* BEGIN MATERIAL *

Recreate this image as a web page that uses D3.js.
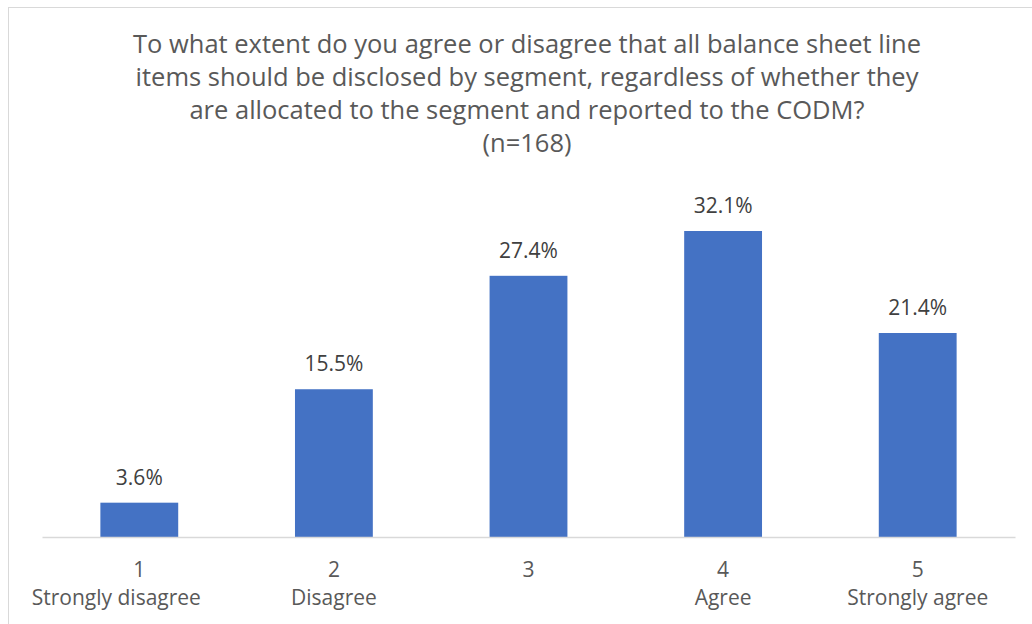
<!DOCTYPE html>
<html>
<head>
<meta charset="utf-8">
<script src="https://cdn.jsdelivr.net/npm/d3@7"></script>
<style>
  body { margin: 0; background: #fff; }
  svg { display: block; font-family: "Open Sans", sans-serif; }
</style>
</head>
<body>
<div id="chart"></div>
<script>
const categories = ['1', '2', '3', '4', '5'];
const categoryNames = ['Strongly disagree', 'Disagree', '', 'Agree', 'Strongly agree'];
const values = [3.6, 15.5, 27.4, 32.1, 21.4];
const titleLines = [
    'To what extent do you agree or disagree that all balance sheet line',
    'items should be disclosed by segment, regardless of whether they',
    'are allocated to the segment and reported to the CODM?',
    '(n=168)'
];

const width = 1032,
    height = 624,
    margin = { left: 42, right: 17, top: 231, bottom: 87 };

const svg = d3.select('#chart')
    .append('svg')
    .attr('width', width)
    .attr('height', height);

// chart area border (runs off the right and bottom edges)
svg.append('rect')
    .attr('x', 8.5)
    .attr('y', 7.5)
    .attr('width', width + 20)
    .attr('height', height + 20)
    .attr('fill', 'none')
    .attr('stroke', '#d9d9d9');

const x = d3.scaleBand()
    .domain(categories)
    .range([margin.left, width - margin.right])
    .paddingInner(0.6)
    .paddingOuter(0.3);

const y = d3.scaleLinear()
    .domain([0, d3.max(values)])
    .range([height - margin.bottom, margin.top]);

svg.append('g')
    .selectAll('text')
    .data(titleLines)
    .join('text')
    .attr('x', 527)
    .attr('y', (d, i) => 53 + i * 33)
    .attr('text-anchor', 'middle')
    .attr('font-size', 25.5)
    .attr('fill', '#595959')
    .text(d => d);

svg.append('g')
    .selectAll('text')
    .data(values)
    .join('text')
    .attr('x', (d, i) => x(categories[i]) + x.bandwidth() / 2)
    .attr('y', d => y(d) - 18)
    .attr('text-anchor', 'middle')
    .attr('font-size', 21)
    .attr('fill', '#404040')
    .text(d => d.toFixed(1) + '%');

svg.append('g')
    .selectAll('rect')
    .data(values)
    .join('rect')
    .attr('x', (d, i) => x(categories[i]))
    .attr('y', d => y(d))
    .attr('width', x.bandwidth())
    .attr('height', d => y(0) - y(d))
    .attr('fill', '#4472c4');

const axis = svg.append('g')
    .attr('transform', `translate(0,${y(0)})`)
    .call(d3.axisBottom(x).tickSize(0).tickFormat(''));
axis.select('.domain').attr('stroke', '#d9d9d9').attr('stroke-width', 1.5);

const labels = svg.append('g')
    .selectAll('g')
    .data(categories)
    .join('g')
    .attr('transform', d => `translate(${x(d) + x.bandwidth() / 2},0)`);

labels.append('text')
    .attr('y', 577)
    .attr('text-anchor', 'middle')
    .attr('font-size', 21)
    .attr('fill', '#595959')
    .text(d => d);

labels.append('text')
    .attr('y', 605)
    .attr('dx', (d, i) => i === 0 ? -23 : 0) // first label sits left of its bar
    .attr('text-anchor', 'middle')
    .attr('font-size', 21)
    .attr('fill', '#595959')
    .text((d, i) => categoryNames[i]);
</script>
</body>
</html>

* END MATERIAL *

__STATED PROBLEM__
Omit each picture, then return all of the listing exactly as it stands.

__REPLY TO THE EXERCISE__
Recreate this image as a web page that uses D3.js.
<!DOCTYPE html>
<html>
<head>
<meta charset="utf-8">
<script src="https://cdn.jsdelivr.net/npm/d3@7"></script>
<style>
  body { margin: 0; background: #fff; }
  svg { display: block; font-family: "Open Sans", sans-serif; }
</style>
</head>
<body>
<div id="chart"></div>
<script>
const categories = ['1', '2', '3', '4', '5'];
const categoryNames = ['Strongly disagree', 'Disagree', '', 'Agree', 'Strongly agree'];
const values = [3.6, 15.5, 27.4, 32.1, 21.4];
const titleLines = [
    'To what extent do you agree or disagree that all balance sheet line',
    'items should be disclosed by segment, regardless of whether they',
    'are allocated to the segment and reported to the CODM?',
    '(n=168)'
];

const width = 1032,
    height = 624,
    margin = { left: 42, right: 17, top: 231, bottom: 87 };

const svg = d3.select('#chart')
    .append('svg')
    .attr('width', width)
    .attr('height', height);

// chart area border (runs off the right and bottom edges)
svg.append('rect')
    .attr('x', 8.5)
    .attr('y', 7.5)
    .attr('width', width + 20)
    .attr('height', height + 20)
    .attr('fill', 'none')
    .attr('stroke', '#d9d9d9');

const x = d3.scaleBand()
    .domain(categories)
    .range([margin.left, width - margin.right])
    .paddingInner(0.6)
    .paddingOuter(0.3);

const y = d3.scaleLinear()
    .domain([0, d3.max(values)])
    .range([height - margin.bottom, margin.top]);

svg.append('g')
    .selectAll('text')
    .data(titleLines)
    .join('text')
    .attr('x', 527)
    .attr('y', (d, i) => 53 + i * 33)
    .attr('text-anchor', 'middle')
    .attr('font-size', 25.5)
    .attr('fill', '#595959')
    .text(d => d);

svg.append('g')
    .selectAll('text')
    .data(values)
    .join('text')
    .attr('x', (d, i) => x(categories[i]) + x.bandwidth() / 2)
    .attr('y', d => y(d) - 18)
    .attr('text-anchor', 'middle')
    .attr('font-size', 21)
    .attr('fill', '#404040')
    .text(d => d.toFixed(1) + '%');

svg.append('g')
    .selectAll('rect')
    .data(values)
    .join('rect')
    .attr('x', (d, i) => x(categories[i]))
    .attr('y', d => y(d))
    .attr('width', x.bandwidth())
    .attr('height', d => y(0) - y(d))
    .attr('fill', '#4472c4');

const axis = svg.append('g')
    .attr('transform', `translate(0,${y(0)})`)
    .call(d3.axisBottom(x).tickSize(0).tickFormat(''));
axis.select('.domain').attr('stroke', '#d9d9d9').attr('stroke-width', 1.5);

const labels = svg.append('g')
    .selectAll('g')
    .data(categories)
    .join('g')
    .attr('transform', d => `translate(${x(d) + x.bandwidth() / 2},0)`);

labels.append('text')
    .attr('y', 577)
    .attr('text-anchor', 'middle')
    .attr('font-size', 21)
    .attr('fill', '#595959')
    .text(d => d);

labels.append('text')
    .attr('y', 605)
    .attr('dx', (d, i) => i === 0 ? -23 : 0) // first label sits left of its bar
    .attr('text-anchor', 'middle')
    .attr('font-size', 21)
    .attr('fill', '#595959')
    .text((d, i) => categoryNames[i]);
</script>
</body>
</html>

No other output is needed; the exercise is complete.